Contact
  1. Vaste zorgconsulent voor iedere trombosepatiënt

Woensdag is het Wereld Trombose Dag; een aandoening die vaak voorkomt. Maar wat is het precies en wat is de rol van de Trombosedienst van Isala? Laboratoriumarts Sjef van de Leur geeft antwoord.

Sjef van de Leur (laboratoriumarts) en zorgconsulenten Anja Telman en Mariet Tielbeke

Wat is trombose eigenlijk?

‘Als je een wondje hebt, stolt je bloed. Een prachtige mechanisme. Soms is dat mechanisme verstoord en stolt het bloed in je bloedvat. Als dat stolsel een bloedvat afsluit, noemen wij dat een trombose.
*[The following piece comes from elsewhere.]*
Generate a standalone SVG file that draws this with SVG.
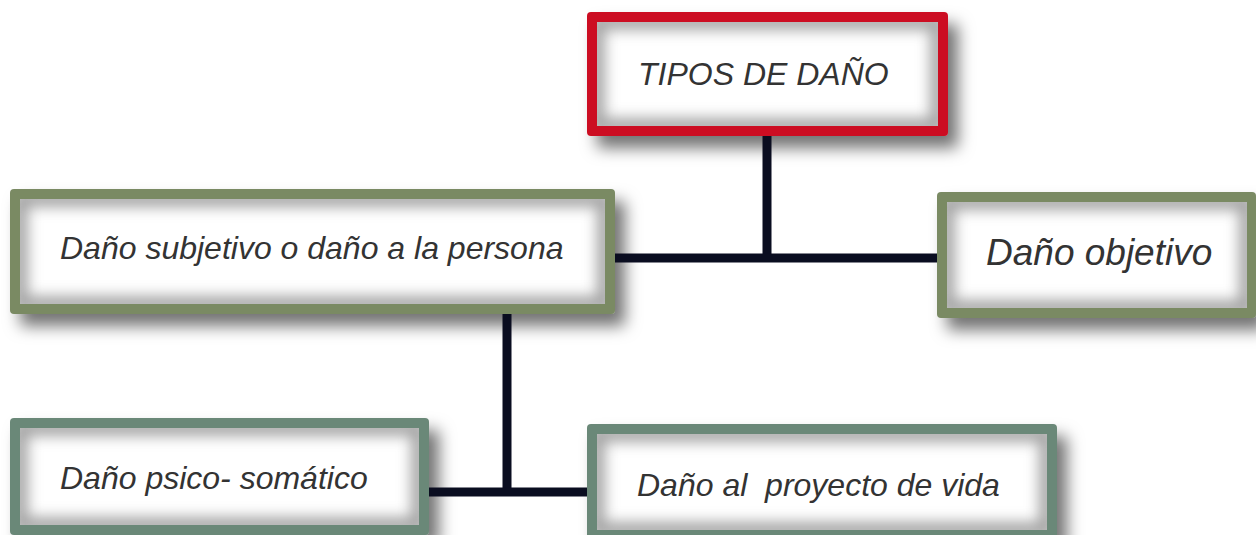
<svg xmlns="http://www.w3.org/2000/svg" width="1256" height="535" viewBox="0 0 1256 535">
<style>
.lbl{font-family:"Liberation Sans",Arial,sans-serif;font-style:italic;fill:#333333;font-size:32px}
.inner{fill:#ffffff}
.bevel{fill:none;stroke:#a4a4a4;stroke-width:16;filter:url(#soft)}
.frame{filter:url(#drop)}
.conn{stroke:#0a0d20;stroke-width:9;fill:none}
</style>
<defs>
<filter id="drop" x="-10%" y="-20%" width="130%" height="160%">
<feDropShadow dx="10" dy="12" stdDeviation="8" flood-color="#000" flood-opacity="0.55"/>
</filter>
<filter id="soft" x="-10%" y="-20%" width="120%" height="140%">
<feGaussianBlur stdDeviation="7"/>
</filter>
<clipPath id="c-tipos"><rect x="597" y="22" width="341" height="104"/></clipPath>
<clipPath id="c-subj"><rect x="20" y="199" width="585" height="105"/></clipPath>
<clipPath id="c-obj"><rect x="947" y="202" width="300" height="106"/></clipPath>
<clipPath id="c-psico"><rect x="20" y="428" width="399" height="97"/></clipPath>
<clipPath id="c-proy"><rect x="597" y="434" width="450" height="96"/></clipPath>
</defs>
<g id="node-tipos">
<rect class="frame" x="587" y="12" width="361" height="124" rx="4" fill="#cc0a20"/>
<rect class="inner" x="597" y="22" width="341" height="104"/>
<g clip-path="url(#c-tipos)"><rect class="bevel" x="597" y="22" width="341" height="104"/></g>
<text class="lbl" x="638" y="85">TIPOS DE DAÑO</text>
</g>
<g id="node-subjetivo">
<rect class="frame" x="10" y="189" width="605" height="125" rx="4" fill="#7a8a64"/>
<rect class="inner" x="20" y="199" width="585" height="105"/>
<g clip-path="url(#c-subj)"><rect class="bevel" x="20" y="199" width="585" height="105"/></g>
<text class="lbl" x="60" y="259">Daño subjetivo o daño a la persona</text>
</g>
<g id="node-objetivo">
<rect class="frame" x="937" y="192" width="319" height="126" rx="4" fill="#7a8a64"/>
<rect class="inner" x="947" y="202" width="300" height="106"/>
<g clip-path="url(#c-obj)"><rect class="bevel" x="947" y="202" width="300" height="106"/></g>
<text class="lbl" x="986" y="265" style="font-size:37px">Daño objetivo</text>
</g>
<g id="node-psico">
<rect class="frame" x="10" y="418" width="419" height="117" rx="4" fill="#6b8878"/>
<rect class="inner" x="20" y="428" width="399" height="97"/>
<g clip-path="url(#c-psico)"><rect class="bevel" x="20" y="428" width="399" height="97"/></g>
<text class="lbl" x="60" y="489">Daño psico- somático</text>
</g>
<g id="node-proyecto">
<rect class="frame" x="587" y="424" width="470" height="116" rx="4" fill="#6b8878"/>
<rect class="inner" x="597" y="434" width="450" height="96"/>
<g clip-path="url(#c-proy)"><rect class="bevel" x="597" y="434" width="450" height="96"/></g>
<text class="lbl" x="637" y="496" xml:space="preserve">Daño al  proyecto de vida</text>
</g>
<g id="connectors">
<line class="conn" x1="767" y1="136" x2="767" y2="258"/>
<line class="conn" x1="615" y1="258" x2="937" y2="258"/>
<line class="conn" x1="507" y1="314" x2="507" y2="492"/>
<line class="conn" x1="429" y1="492" x2="587" y2="492"/>
</g>
</svg>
Per uur krijgen 11 mensen trombose in Nederland. Dat is enorm veel.

‘Dat komt omdat trombose een herseninfarct of een hartinfarct kan veroorzaken. Ook veel kankerpatiënten krijgen trombose, door de tumorgroei of doordat het stollingssysteem uit balans is. Trombose komt eveneens vaak voor in het been of in een arm. Als het stolsel losschiet naar de longen noemen wij het een longembolie.’

Kan iedereen trombose krijgen?

‘Ja. Een trombose kan ontstaan door een beschadigde vaatwand, doordat de bloedstroom langzamer wordt (minder bewegen) of doordat de samenstelling van het bloed verandert. Dit gebeurt eerder wanneer je bijvoorbeeld overgewicht hebt, erfelijk belast bent, door zwangerschap, een operatie of door pilgebruik. Daarnaast is het ook gewoon pech wanneer je trombose krijgt.’

Wie vroeger trombose kreeg, lag in het ziekenhuis stil in bed. Nu is het advies blijven bewegen. Waarom is dit veranderd?

‘Men was bang dat als je ging bewegen het stolsel zou kunnen losschieten en naar de longen kon gaan. Nu weten wij dat bewegen juist belangrijk is. Het risico dat het stolsel naar je longen gaat is niet groter en door te bewegen wordt het stolsel juist niet groter. Ook de medicatie die je krijgt zorgt daarvoor. Daarnaast neemt door de medicatie de kans op aangroei van het stolsel of de kans op nieuwe stolsels af. De medicijnen laten overigens het stolsel niet verdwijnen. Daar zorg het lichaam zelf voor.’

Wat voor medicatie is er voor trombosepatiënten?

‘De medicatie hangt af van de plek waar de trombose is ontstaan. In het been stroomt het bloed langzaam. Ontstaat de trombose daar, dan moet je de stollingseiwitten minder actief maken. Ontstaat de trombose op een plek waar het bloed snel stroomt, zoals in de kransslagaders, dan komt de stolling door te actieve bloedplaatjes en moet je die behandelen. Dat laatste doe je bijvoorbeeld met aspirine. Voor de behandeling van stollingseiwitten, dus bijvoorbeeld van trombose in het been, zijn er twee soorten medicijnen. De DOAC’s, middelen die op één van de stollingseiwitten werken. Wie dit medicijn krijgt hoeft niet regelmatig de stollingswaarde (INR) van het bloed te (laten) meten. Daarnaast zijn er de vitamine K antagonisten. Vitamine K hebben we nodig voor de bouw van de stollingseiwitten in de lever. Antagonist betekent tegen, dus wie dit gebruikt, heeft minder stollingseiwitten in het bloed. Wel is het dan dus belangrijk om regelmatig je INR waarde te meten, zodat je de medicatie kunt aanpassen mocht dat nodig zijn.’

Daar spelen jullie als trombosedienst een belangrijke rol in toch?

‘Zeker, wij hebben 5700 patiënten met een vitamine K antagonist in ons bestand. Tweeduizend patiënten prikken zelf om de INR te bepalen en geven vervolgens de waarde door aan ons. Een deel van de patiënten komt naar de poli voor een consult bij een van onze zorgconsulenten. Iedere patiënt heeft een vaste zorgconsulent. Dat werkt goed, een vertrouwd gezicht. Mensen vertellen eerder als het niet goed gaat of wanneer er problemen zijn met de medicatie. De zorgconsulent houdt ondertussen de vinger aan de pols en kan bijvoorbeeld de huisarts inschakelen mocht dat nodig zijn.’ Daarnaast prikken wij nog 1500 patiënten thuis. De 7200 patiënten die een DOAC gebruiken, zien we een á twee keer per jaar voor een consult.’

Wat moet ik doen als ik denk dat ik trombose heb?

‘Ga naar je huisarts en blijf er niet mee rondlopen. Want dan is er een risico dat stolsels naar je longen gaan en je heel benauwd wordt. Dus heb je een zeer been, wordt het dikker en je kunt het slecht bewegen, trek aan de bel.’